I also suggested that new students enjoy their collegiate years because they will never get them back. I spoke of how I wasted my first three years of college with a boring guy and a monotonous life.

But the one thing I forgot to mention was that it was the Oracle, and my fellow staffers who helped me grow into who I am today.

The social experience I gained from the newsroom — or “The Dungeon” as we affectionately called it — is one that I simply couldn’t have acquired anywhere else.

During the summer, I was confronted with a dilemma. I had one year left to graduate and so only one year to live it up in college.

I promised myself that I wouldn’t live the droning life I’d experienced in previous years, and I mainly kept to that promise. Fortunately, the excitement I enjoyed wasn’t all due to partying. Work consumed the bulk of my time.

This fall, I was promoted to opinion editor. This meant I had a staff to manage and an editorial to write four days a week. As daunting as this sounds, however, it gave me the opportunity to bond more with my fellow editors.

We didn’t have the out-of-state trips like we did during the spring semester, but we had football games to make up for that. We didn’t have an impromptu barbecue outside the Oracle’s offices, but we stopped production for a surprise birthday party. And we didn’t go mattress surfing again, but we sure as heck went swimming in MLK Plaza after midnight.

But, as the semester went on, I came to a realization — I didn’t want to delay my graduation until May anymore. I felt that doing so would be a big waste of time — and money — for the sake of playing catch-up with my social life.

And so, quietly, without my family’s knowledge, I applied for graduation, keeping in mind that if I chickened out, I could back out with no one the wiser. But the few friends that knew spread the word, and anticipation built. 


Graduating, unfortunately, means I have to get a job and pay bills and move out of town.

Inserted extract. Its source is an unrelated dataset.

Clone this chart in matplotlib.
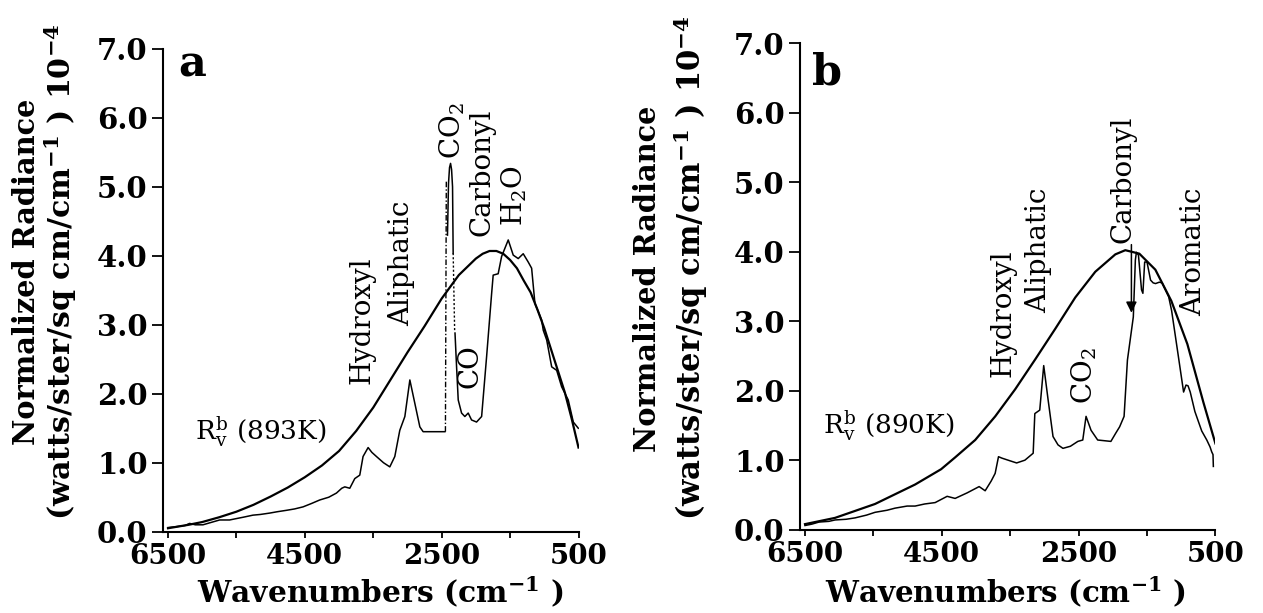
import matplotlib
matplotlib.use('Agg')
import matplotlib.pyplot as plt

# ---------------- data ----------------
# Panel a : blackbody curve R_v^b (893 K)
bb_a_wn = [6500, 6200, 6000, 5750, 5500, 5250, 5000, 4750, 4500, 4250, 4000, 3750,
           3500, 3250, 3000, 2750, 2500, 2250, 2000, 1900, 1800, 1700, 1600, 1500,
           1400, 1300, 1200, 1100, 1000, 900, 800, 700, 600, 500]
bb_a_rad = [0.05, 0.10, 0.14, 0.21, 0.29, 0.39, 0.51, 0.64, 0.79, 0.96, 1.17, 1.46,
            1.80, 2.20, 2.60, 2.98, 3.38, 3.72, 3.96, 4.03, 4.07, 4.07, 4.03, 3.94,
            3.82, 3.64, 3.47, 3.22, 2.95, 2.64, 2.33, 2.02, 1.64, 1.22]

# Panel a : measured spectrum, split where the original line style changes
spec_a1_wn = [6500, 6400, 6250, 6184, 6100, 5989, 5850, 5745, 5600, 5501, 5400, 5258,
              5150, 5013, 4900, 4769, 4650, 4526, 4400, 4282, 4150, 4038, 3960, 3916,
              3843, 3770, 3697, 3649, 3575, 3520, 3453, 3350, 3258, 3185, 3112, 3038,
              2965, 2892, 2819, 2771, 2600, 2453]
spec_a1_rad = [0.06, 0.07, 0.09, 0.12, 0.10, 0.10, 0.14, 0.17, 0.17, 0.19, 0.21, 0.24,
               0.25, 0.27, 0.29, 0.31, 0.33, 0.36, 0.41, 0.46, 0.50, 0.56, 0.63, 0.65,
               0.63, 0.77, 0.82, 1.09, 1.22, 1.15, 1.09, 1.00, 0.94, 1.09, 1.47, 1.67,
               2.20, 1.86, 1.52, 1.45, 1.45, 1.45]
spec_a2_wn = [2445, 2432]            # dash-dot part (CO2 band edge)
spec_a2_rad = [1.45, 5.10]
spec_a3_wn = [2415, 2400, 2385, 2370, 2355, 2341, 2332]   # CO2 spike
spec_a3_rad = [4.30, 5.05, 5.28, 5.34, 5.25, 5.00, 4.04]
spec_a4_wn = [2332, 2310]            # dotted part
spec_a4_rad = [4.04, 2.90]
spec_a5_wn = [2305, 2282, 2258, 2209, 2161, 2112, 2063, 1990, 1916, 1843, 1770, 1747,
              1674, 1624, 1527, 1454, 1381, 1308, 1235, 1185, 1137, 1039, 1015, 965,
              892, 819, 746, 650, 576, 503]
spec_a5_rad = [2.88, 2.39, 1.91, 1.72, 1.67, 1.72, 1.62, 1.59, 1.67, 2.54, 3.45, 3.72,
               3.74, 3.99, 4.23, 4.01, 3.96, 4.03, 3.91, 3.82, 3.31, 3.07, 2.92, 2.78,
               2.39, 2.34, 2.10, 1.91, 1.59, 1.50]

# Panel b : blackbody curve R_v^b (890 K)
bb_b_wn = [6500, 6061, 5476, 4890, 4510, 4305, 4012, 3719, 3427, 3134, 2841, 2549,
           2256, 1963, 1817, 1612, 1378, 1144, 910, 675, 500]
bb_b_rad = [0.08, 0.17, 0.37, 0.65, 0.87, 1.04, 1.29, 1.63, 2.02, 2.45, 2.89, 3.34,
            3.71, 3.96, 4.02, 3.97, 3.74, 3.29, 2.67, 1.83, 1.24]

# Panel b : measured spectrum
spec_b_wn = [6500, 6400, 6295, 6150, 6061, 5900, 5768, 5600, 5476, 5300, 5183, 5007,
             4890, 4750, 4597, 4422, 4305, 4129, 3954, 3866, 3778, 3720, 3671, 3623,
             3500, 3406, 3285, 3164, 3140, 3068, 3010, 2946, 2874, 2801, 2729, 2620,
             2511, 2439, 2391, 2318, 2221, 2028, 1956, 1900, 1835, 1786, 1700, 1670,
             1655, 1625, 1580, 1560, 1534, 1500, 1448, 1410, 1375, 1320, 1279, 1231,
             1183, 1140, 1050, 965, 930, 900, 868, 800, 700, 626, 578, 554, 535, 530]
spec_b_rad = [0.06, 0.08, 0.11, 0.12, 0.14, 0.15, 0.17, 0.21, 0.25, 0.28, 0.31, 0.34,
              0.34, 0.37, 0.39, 0.48, 0.45, 0.53, 0.62, 0.56, 0.70, 0.81, 1.05, 1.03,
              0.99, 0.96, 1.00, 1.10, 1.67, 1.72, 2.36, 1.87, 1.34, 1.22, 1.17, 1.20,
              1.27, 1.29, 1.63, 1.43, 1.29, 1.27, 1.39, 1.48, 1.63, 2.44, 3.06, 3.88,
              3.99, 3.95, 3.45, 3.40, 3.85, 3.85, 3.59, 3.55, 3.54, 3.56, 3.55, 3.45,
              3.35, 3.15, 2.55, 1.98, 2.08, 2.07, 1.98, 1.70, 1.42, 1.29, 1.19, 1.12,
              1.08, 0.91]

x_major = [6500, 4500, 2500, 500]
x_major_labels = ['6500', '4500', '2500', '500']
x_minor = [5500, 3500, 1500]
y_ticks = [0, 1, 2, 3, 4, 5, 6, 7]
y_tick_labels = ['0.0', '1.0', '2.0', '3.0', '4.0', '5.0', '6.0', '7.0']

# ---------------- styling ----------------
plt.rcParams['font.family'] = ['DejaVu Serif']
plt.rcParams['mathtext.fontset'] = 'dejavuserif'
plt.rcParams['mathtext.default'] = 'regular'

W, H = 1263, 613
fig = plt.figure(figsize=(W / 100, H / 100), dpi=100)
fig.patch.set_facecolor('white')


def fx(px):
    return px / W


def fy(py):
    return 1 - py / H


ax_a = fig.add_axes([fx(163), fy(531.7), 415.5 / W, (531.7 - 48.9) / H])
ax_b = fig.add_axes([fx(800), fy(529.7), 415.4 / W, (529.7 - 43.0) / H])

renderer = fig.canvas.get_renderer()


def fit(t, target, vertical=False):
    bb = t.get_window_extent(renderer)
    L = bb.height if vertical else bb.width
    t.set_fontsize(t.get_fontsize() * target / L)


def style_axes(ax):
    ax.set_xlim(6573, 500)
    ax.set_ylim(0, 7)
    for s in ('top', 'right'):
        ax.spines[s].set_visible(False)
    for s in ('left', 'bottom'):
        ax.spines[s].set_linewidth(1.5)
    ax.set_xticks(x_major)
    ax.set_xticklabels(x_major_labels)
    ax.set_xticks(x_minor, minor=True)
    ax.set_yticks(y_ticks)
    ax.set_yticklabels(y_tick_labels)
    ax.tick_params(axis='y', direction='out', length=8, width=1.3, pad=3, labelsize=21)
    ax.tick_params(axis='x', which='both', direction='out', length=4.5, width=1.3,
                   pad=3.5, labelsize=20)
    for lab in ax.get_xticklabels() + ax.get_yticklabels():
        lab.set_fontweight('bold')
    ax.set_facecolor('white')


style_axes(ax_a)
style_axes(ax_b)

# ---------------- panel a ----------------
ax_a.plot(bb_a_wn, bb_a_rad, color='black', lw=1.6)
ax_a.plot(spec_a1_wn, spec_a1_rad, color='black', lw=1.1)
ax_a.plot(spec_a2_wn, spec_a2_rad, color='black', lw=1.0, ls=(0, (4, 1.5, 1, 1.5)))
ax_a.plot(spec_a3_wn, spec_a3_rad, color='black', lw=1.1)
ax_a.plot(spec_a4_wn, spec_a4_rad, color='black', lw=1.0, ls=(0, (1.5, 1.5)))
ax_a.plot(spec_a5_wn, spec_a5_rad, color='black', lw=1.1)

ann_fs = 20
ax_a.text(3668, 3.07, 'Hydroxyl', rotation=90, ha='center', va='center', fontsize=ann_fs)
ax_a.text(3082, 3.89, 'Aliphatic', rotation=90, ha='center', va='center', fontsize=ann_fs)
ax_a.text(2351, 5.82, r'CO$_2$', rotation=90, ha='center', va='center', fontsize=ann_fs)
ax_a.text(2088, 2.40, 'CO', rotation=90, ha='center', va='center', fontsize=ann_fs)
ax_a.text(1905, 5.21, 'Carbonyl', rotation=90, ha='center', va='center', fontsize=ann_fs)
ax_a.text(1440, 4.87, r'H$_2$O', rotation=90, ha='center', va='center', fontsize=ann_fs)
ax_a.text(6111, 1.33, r'$R_{v}^{b}$ (893K)', ha='left', va='baseline', fontsize=19)
ax_a.text(6345, 6.60, 'a', ha='left', va='baseline', fontsize=31, fontweight='bold')

# ---------------- panel b ----------------
ax_b.plot(bb_b_wn, bb_b_rad, color='black', lw=1.6)
ax_b.plot(spec_b_wn, spec_b_rad, color='black', lw=1.1)
ax_b.annotate('', xy=(1728, 3.12), xytext=(1728, 4.10),
              arrowprops=dict(arrowstyle='-|>', color='black', lw=1.1,
                              mutation_scale=16, shrinkA=0, shrinkB=0))

ax_b.text(3609, 3.12, 'Hydroxyl', rotation=90, ha='center', va='center', fontsize=ann_fs)
ax_b.text(3087, 4.02, 'Aliphatic', rotation=90, ha='center', va='center', fontsize=ann_fs)
ax_b.text(2420, 2.22, r'CO$_2$', rotation=90, ha='center', va='center', fontsize=ann_fs)
ax_b.text(1854, 5.04, 'Carbonyl', rotation=90, ha='center', va='center', fontsize=ann_fs)
ax_b.text(825, 3.99, 'Aromatic', rotation=90, ha='center', va='center', fontsize=ann_fs)
ax_b.text(6236, 1.38, r'$R_{v}^{b}$ (890K)', ha='left', va='baseline', fontsize=19)
ax_b.text(6404, 6.41, 'b', ha='left', va='baseline', fontsize=31, fontweight='bold')

# ---------------- axis titles ----------------
ylab1 = 'Normalized Radiance'
ylab2 = r'(watts/ster/sq cm/cm$^{-1}$ ) 10$^{-4}$'
xlab = r'Wavenumbers (cm$^{-1}$ )'

for (x1, y1, x2, y2, L1, L2) in [(27, 272, 61, 272, 348, 497),
                                 (648, 279, 691, 268, 348, 504)]:
    t1 = fig.text(fx(x1), fy(y1), ylab1, rotation=90, ha='center', va='center',
                  fontweight='bold', fontsize=20)
    fit(t1, L1, vertical=True)
    t2 = fig.text(fx(x2), fy(y2), ylab2, rotation=90, ha='center', va='center',
                  fontweight='bold', fontsize=20)
    fit(t2, L2, vertical=True)

for (xc, yc, L) in [(380, 592, 366), (1005, 592, 360)]:
    t = fig.text(fx(xc), fy(yc), xlab, ha='center', va='center',
                 fontweight='bold', fontsize=22)
    fit(t, L)

fig.savefig('out.png', dpi=100, facecolor='white')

I’m looking forward to a change of pace, but just as I felt when I moved to Florida, it would be nice if I could take all the people I love with me. To me, it’s never the surroundings but the people who make everything great.

With great sadness and unease, the time has come when I have to say goodbye to the Oracle and my fellow staffers, many of whom have become more like family than friends.

Graduation is not making me panic. My panic stems from the fact that the world as I’ve come to know it is about to come to an end.

As I write my last column, I find myself not ready to leave just yet, but I feel that I’ve learned everything I needed from Tampa.

I hope someone took my advice and swam in the MLK Plaza fountain this semester. And that someone showed up to class at 7 a.m. after going to bed at 5 a.m. because they were out having fun.

My time at the Oracle has given me the best year of my collegiate life. I launched surprise attacks on my co-workers with Hulk fists and Nerf guns. I went to my first football game and played poker for the first time. And, of course, I fell behind on a few class assignments, but who hasn’t? 

As I said in the summer, four years go by fast and I know plenty of students who are having way too much fun in college and don’t want to leave yet. Though ideally you don’t want to be part of USF’s “U Stay Forever” clan, you should make note of what these students are telling you.

When you’re in college, you live shielded from some of the monotonies and tragedies of the real world. This comes to a screeching halt the last day of classes. Maintain a balance, but enjoy your college years as much as possible. They end all too quickly.

Revisiting these moments while writing this, however, didn’t make me as sad as I expected. It just reminded me that my mission was accomplished and that the day my kids come to tell me their college stories, I’ll be able to look back and say, “Yeah, I did that.”

Cynthia Roldan is a senior majoring in mass communications.